Farini notwithstanding, the churning, turbulent waters of Whirlpool Gorge, about two miles below the falls, lured true aquatic daredevils before the falls themselves did. One was Englishman Matthew Webb, who in 1875 had become the first person to swim the English Channel. Eight years later, reduced to doing swimming exhibitions at Nantasket Beach, Webb tried to revive his flagging fortunes by swimming the Whirlpool Rapids, where standing waves rise 30 feet or more. It was a fatal mistake.

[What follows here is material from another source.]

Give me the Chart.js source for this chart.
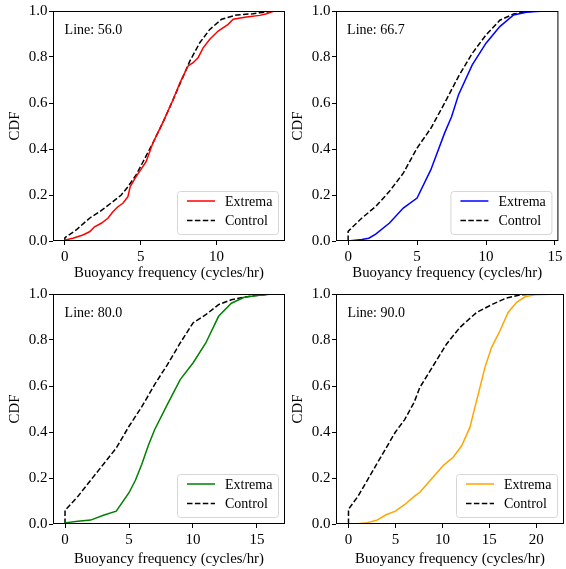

It was 63-year-old Annie Edson Taylor who broke the courage barrier at the falls themselves, riding a barrel over in October of 1901. Taylor first tested her craft by sending it into the maelstrom with a cat named Lagara inside. (Meow!) Both barrel and Lagara (apparently) survived. Six days later, Taylor put her life on the line and herself in the barrel. Twenty minutes after she plunged over the Canadian Falls, her barrel was dragged ashore and sawed open. Out came Annie, dazed and dripping, but without major injuries. Her feat opened the sluicegates of daredevilry; in the ensuing decades, more than a dozen adventurers would ride barrels or other contraptions over the Horseshoe Falls, some successfully, others at fatal cost.
The most astonishing episodes, however, have not been stunts. On July 9, 1960, 7-year-old Roger Woodward and his 17-year-old sister, Deanne, went for a Niagara River boat ride with a family friend; the trio didn’t realize the trouble they were in until they saw the mist of the falls rising ahead. Caught in the current, their craft soon capsized. Deanne, swimming frantically, made it close enough to Goat Island to be rescued, but Roger was swept over the edge of the Canadian Falls. To the amazement of onlookers, the life-jacketed boy soon bobbed to the surface below the falls, having suffered only bruises. Not so the family friend; he perished.
Since the mid-19th century, hundreds have gone over the falls in suicide attempts. Only three have survived, all within the last decade, one within the last month. That they lived where so many others have died is part of the enduring violent mystery of Niagara.